Leave out the images and repeat the listing below without a single change.

DATA LINES:
-*-

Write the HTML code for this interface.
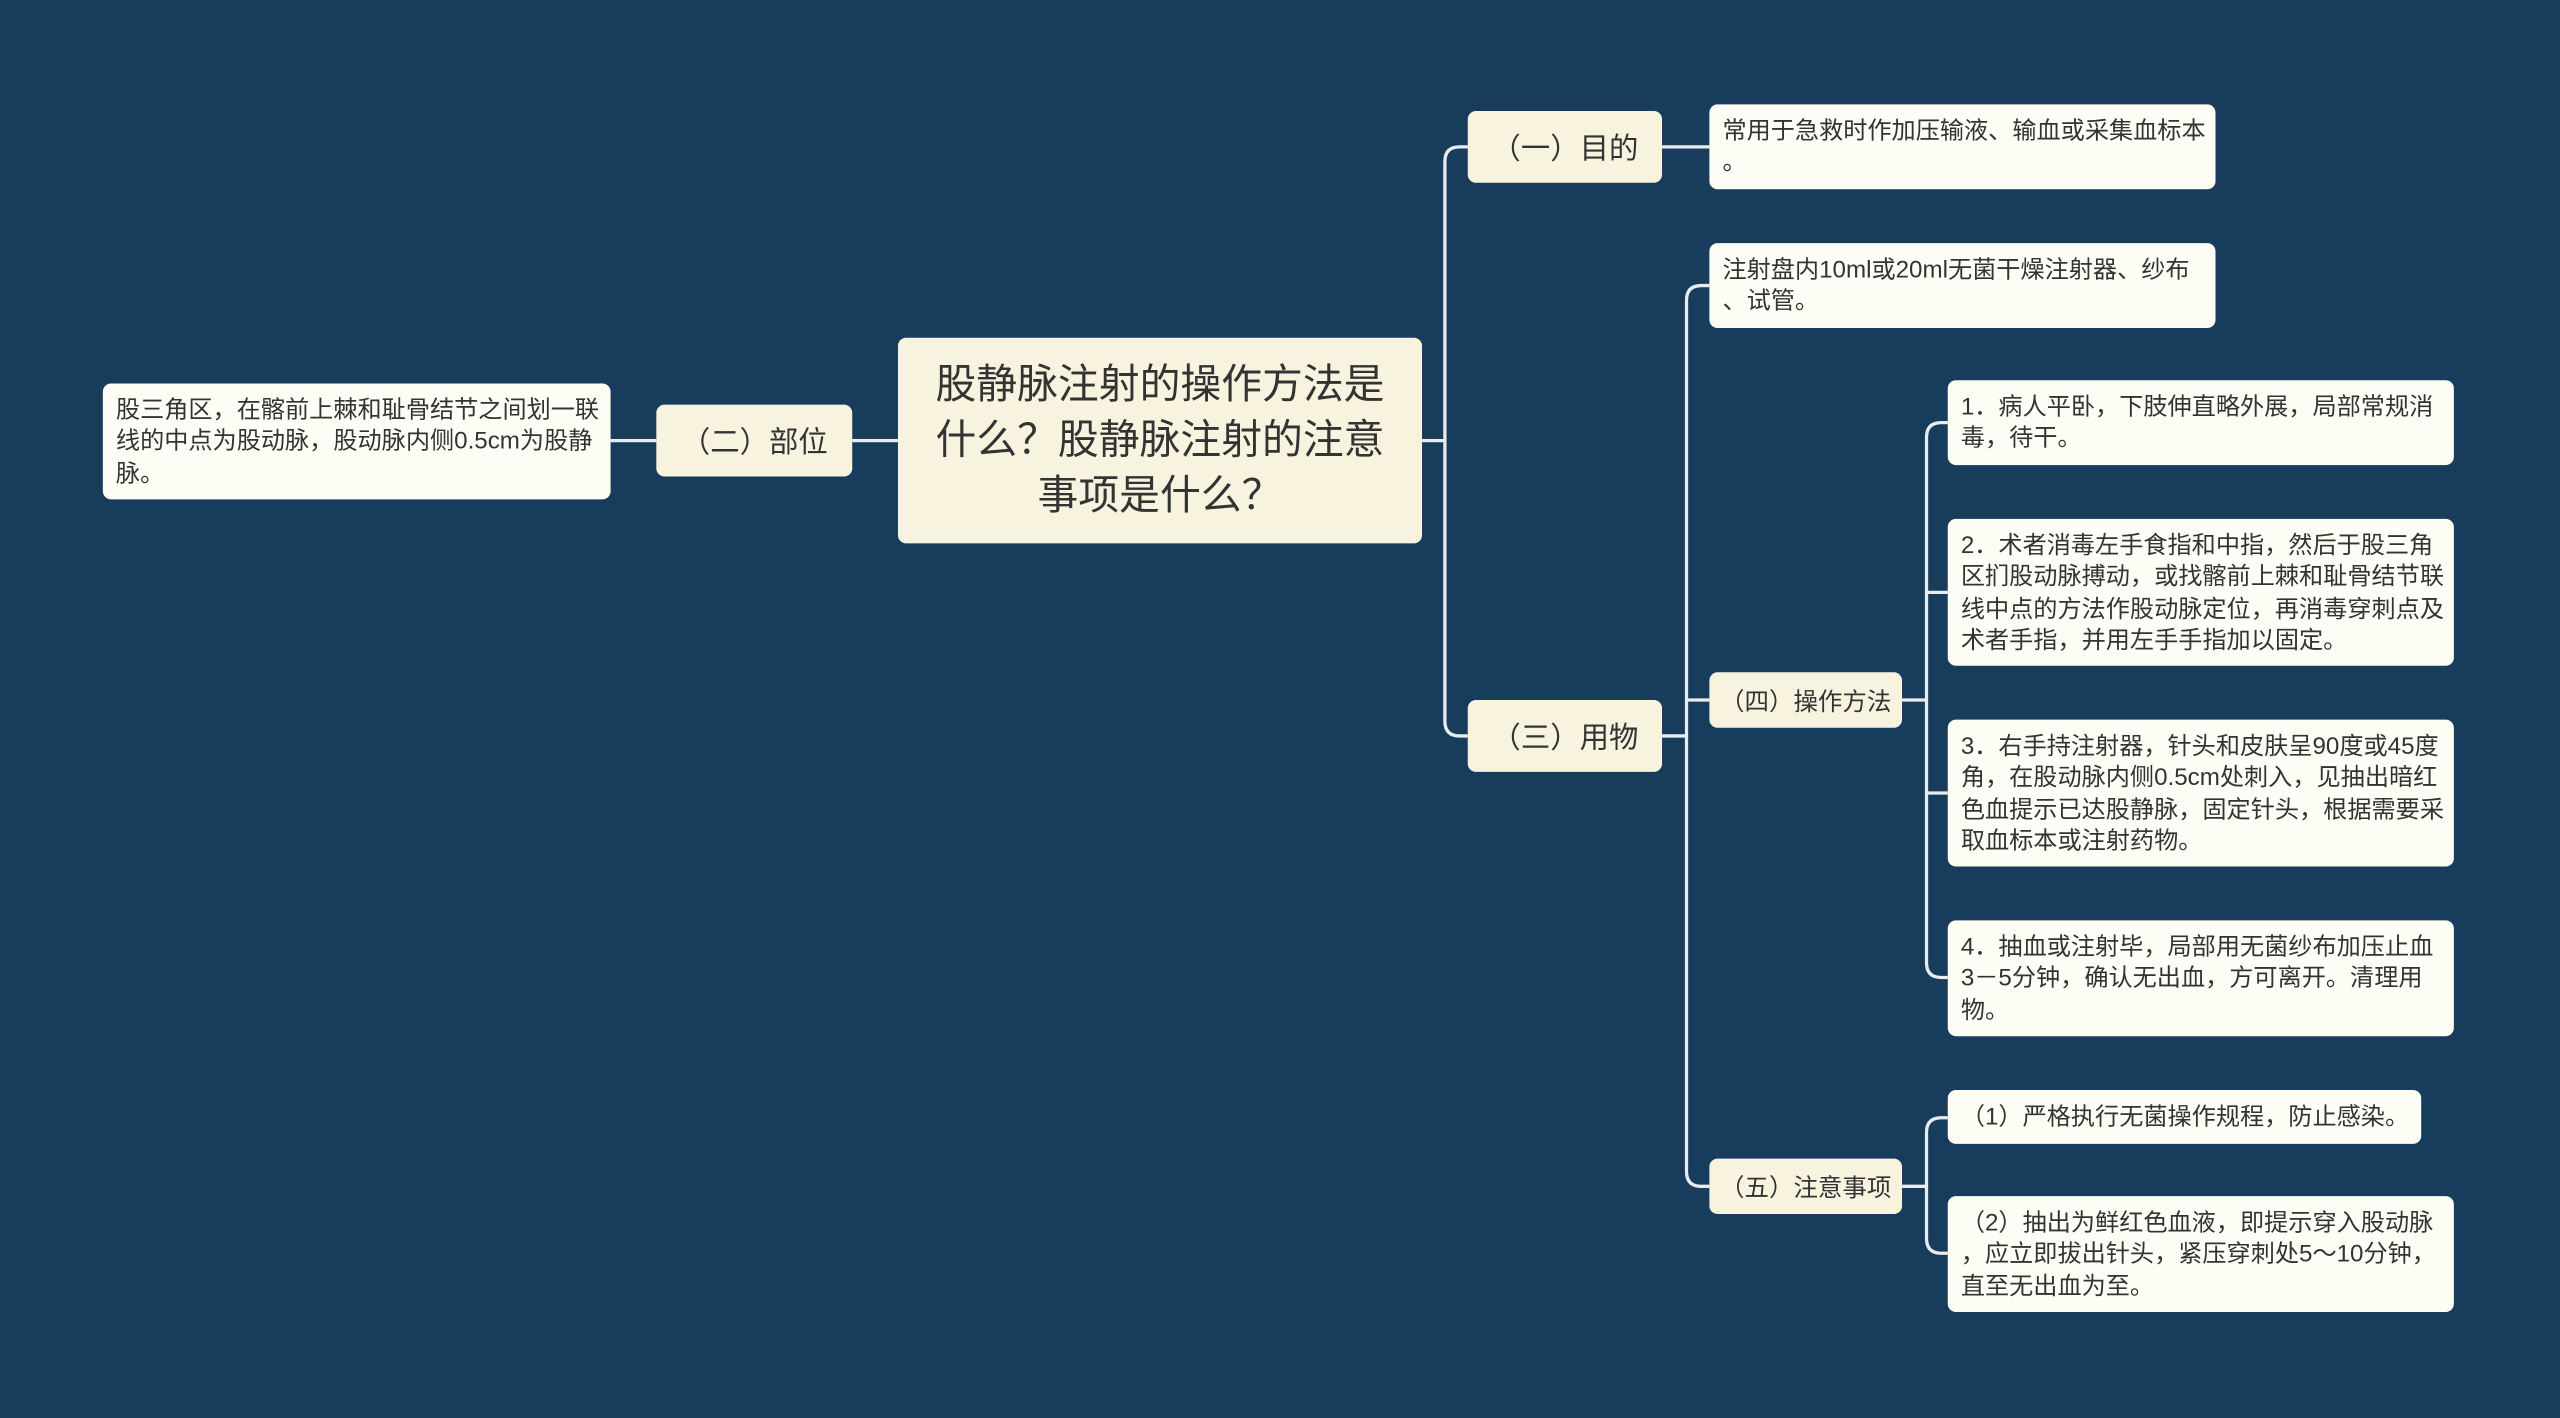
<!DOCTYPE html>
<html><head><meta charset="utf-8"><style>
html,body{margin:0;padding:0;background:#173c5c;}
body{width:2560px;height:1418px;overflow:hidden;position:relative;}
#w{position:absolute;left:0;top:0;width:1568px;height:869px;transform:scale(1.63265,1.6318);transform-origin:0 0;}
.n{position:absolute;box-sizing:border-box;background:#fbf7e4;border-radius:5px;color:#333;font-family:"Liberation Sans","Noto Sans CJK SC",sans-serif;}
.c{background:#f8f3de;display:flex;align-items:center;justify-content:center;text-align:center;}
.l{background:#fdfcf5;font-size:14.8px;line-height:19.3px;padding:8px 4px 0 8px;white-space:nowrap;}
svg{position:absolute;left:0;top:0;}
</style></head><body><div id="w">
<svg width="1568" height="869" fill="none" stroke="#e9ecef" stroke-width="2">
<path d="M871 270H885"/>
<path d="M899 90H894Q885 90 885 99V442Q885 451 894 451H899"/>
<path d="M550 270H522"/>
<path d="M402 270H374"/>
<path d="M1018 90H1047"/>
<path d="M1018 451H1033"/>
<path d="M1047 175H1042Q1033 175 1033 184V718Q1033 727 1042 727H1047"/>
<path d="M1033 429H1047"/>
<path d="M1165 429H1180"/>
<path d="M1193 259H1189Q1180 259 1180 268V590Q1180 599 1189 599H1193"/>
<path d="M1180 363H1193M1180 486H1193"/>
<path d="M1165 727H1180"/>
<path d="M1193 685H1189Q1180 685 1180 694V759Q1180 768 1189 768H1193"/>
</svg>
<div class="n c" style="left:550px;top:207px;width:321px;height:126px;font-size:25px;line-height:34px;padding:0 18px;">股静脉注射的操作方法是什么？股静脉注射的注意事项是什么？</div>
<div class="n c" style="left:402px;top:248px;width:120px;height:44px;font-size:18px;">（二）部位</div>
<div class="n l" style="left:63px;top:235px;width:311px;height:71px;">股三角区，在髂前上棘和耻骨结节之间划一联<br>线的中点为股动脉，股动脉内侧0.5cm为股静<br>脉。</div>
<div class="n c" style="left:899px;top:68px;width:119px;height:44px;font-size:18px;">（一）目的</div>
<div class="n l" style="left:1047px;top:64px;width:310px;height:52px;">常用于急救时作加压输液、输血或采集血标本<br>。</div>
<div class="n c" style="left:899px;top:429px;width:119px;height:44px;font-size:18px;">（三）用物</div>
<div class="n l" style="left:1047px;top:149px;width:310px;height:52px;">注射盘内10ml或20ml无菌干燥注射器、纱布<br>、试管。</div>
<div class="n c" style="left:1047px;top:412px;width:118px;height:34px;font-size:15px;">（四）操作方法</div>
<div class="n c" style="left:1047px;top:710px;width:118px;height:34px;font-size:15px;">（五）注意事项</div>
<div class="n l" style="left:1193px;top:233px;width:310px;height:52px;">1．病人平卧，下肢伸直略外展，局部常规消<br>毒，待干。</div>
<div class="n l" style="left:1193px;top:318px;width:310px;height:90px;">2．术者消毒左手食指和中指，然后于股三角<br>区扪股动脉搏动，或找髂前上棘和耻骨结节联<br>线中点的方法作股动脉定位，再消毒穿刺点及<br>术者手指，并用左手手指加以固定。</div>
<div class="n l" style="left:1193px;top:441px;width:310px;height:90px;">3．右手持注射器，针头和皮肤呈90度或45度<br>角，在股动脉内侧0.5cm处刺入，见抽出暗红<br>色血提示已达股静脉，固定针头，根据需要采<br>取血标本或注射药物。</div>
<div class="n l" style="left:1193px;top:564px;width:310px;height:71px;">4．抽血或注射毕，局部用无菌纱布加压止血<br>3－5分钟，确认无出血，方可离开。清理用<br>物。</div>
<div class="n l" style="left:1193px;top:668px;width:290px;height:33px;">（1）严格执行无菌操作规程，防止感染。</div>
<div class="n l" style="left:1193px;top:733px;width:310px;height:71px;">（2）抽出为鲜红色血液，即提示穿入股动脉<br>，应立即拔出针头，紧压穿刺处5～10分钟，<br>直至无出血为至。</div>
</div></body></html>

-*-

SOLUTION:
Write the HTML code for this interface.
<!DOCTYPE html>
<html><head><meta charset="utf-8"><style>
html,body{margin:0;padding:0;background:#173c5c;}
body{width:2560px;height:1418px;overflow:hidden;position:relative;}
#w{position:absolute;left:0;top:0;width:1568px;height:869px;transform:scale(1.63265,1.6318);transform-origin:0 0;}
.n{position:absolute;box-sizing:border-box;background:#fbf7e4;border-radius:5px;color:#333;font-family:"Liberation Sans","Noto Sans CJK SC",sans-serif;}
.c{background:#f8f3de;display:flex;align-items:center;justify-content:center;text-align:center;}
.l{background:#fdfcf5;font-size:14.8px;line-height:19.3px;padding:8px 4px 0 8px;white-space:nowrap;}
svg{position:absolute;left:0;top:0;}
</style></head><body><div id="w">
<svg width="1568" height="869" fill="none" stroke="#e9ecef" stroke-width="2">
<path d="M871 270H885"/>
<path d="M899 90H894Q885 90 885 99V442Q885 451 894 451H899"/>
<path d="M550 270H522"/>
<path d="M402 270H374"/>
<path d="M1018 90H1047"/>
<path d="M1018 451H1033"/>
<path d="M1047 175H1042Q1033 175 1033 184V718Q1033 727 1042 727H1047"/>
<path d="M1033 429H1047"/>
<path d="M1165 429H1180"/>
<path d="M1193 259H1189Q1180 259 1180 268V590Q1180 599 1189 599H1193"/>
<path d="M1180 363H1193M1180 486H1193"/>
<path d="M1165 727H1180"/>
<path d="M1193 685H1189Q1180 685 1180 694V759Q1180 768 1189 768H1193"/>
</svg>
<div class="n c" style="left:550px;top:207px;width:321px;height:126px;font-size:25px;line-height:34px;padding:0 18px;">股静脉注射的操作方法是什么？股静脉注射的注意事项是什么？</div>
<div class="n c" style="left:402px;top:248px;width:120px;height:44px;font-size:18px;">（二）部位</div>
<div class="n l" style="left:63px;top:235px;width:311px;height:71px;">股三角区，在髂前上棘和耻骨结节之间划一联<br>线的中点为股动脉，股动脉内侧0.5cm为股静<br>脉。</div>
<div class="n c" style="left:899px;top:68px;width:119px;height:44px;font-size:18px;">（一）目的</div>
<div class="n l" style="left:1047px;top:64px;width:310px;height:52px;">常用于急救时作加压输液、输血或采集血标本<br>。</div>
<div class="n c" style="left:899px;top:429px;width:119px;height:44px;font-size:18px;">（三）用物</div>
<div class="n l" style="left:1047px;top:149px;width:310px;height:52px;">注射盘内10ml或20ml无菌干燥注射器、纱布<br>、试管。</div>
<div class="n c" style="left:1047px;top:412px;width:118px;height:34px;font-size:15px;">（四）操作方法</div>
<div class="n c" style="left:1047px;top:710px;width:118px;height:34px;font-size:15px;">（五）注意事项</div>
<div class="n l" style="left:1193px;top:233px;width:310px;height:52px;">1．病人平卧，下肢伸直略外展，局部常规消<br>毒，待干。</div>
<div class="n l" style="left:1193px;top:318px;width:310px;height:90px;">2．术者消毒左手食指和中指，然后于股三角<br>区扪股动脉搏动，或找髂前上棘和耻骨结节联<br>线中点的方法作股动脉定位，再消毒穿刺点及<br>术者手指，并用左手手指加以固定。</div>
<div class="n l" style="left:1193px;top:441px;width:310px;height:90px;">3．右手持注射器，针头和皮肤呈90度或45度<br>角，在股动脉内侧0.5cm处刺入，见抽出暗红<br>色血提示已达股静脉，固定针头，根据需要采<br>取血标本或注射药物。</div>
<div class="n l" style="left:1193px;top:564px;width:310px;height:71px;">4．抽血或注射毕，局部用无菌纱布加压止血<br>3－5分钟，确认无出血，方可离开。清理用<br>物。</div>
<div class="n l" style="left:1193px;top:668px;width:290px;height:33px;">（1）严格执行无菌操作规程，防止感染。</div>
<div class="n l" style="left:1193px;top:733px;width:310px;height:71px;">（2）抽出为鲜红色血液，即提示穿入股动脉<br>，应立即拔出针头，紧压穿刺处5～10分钟，<br>直至无出血为至。</div>
</div></body></html>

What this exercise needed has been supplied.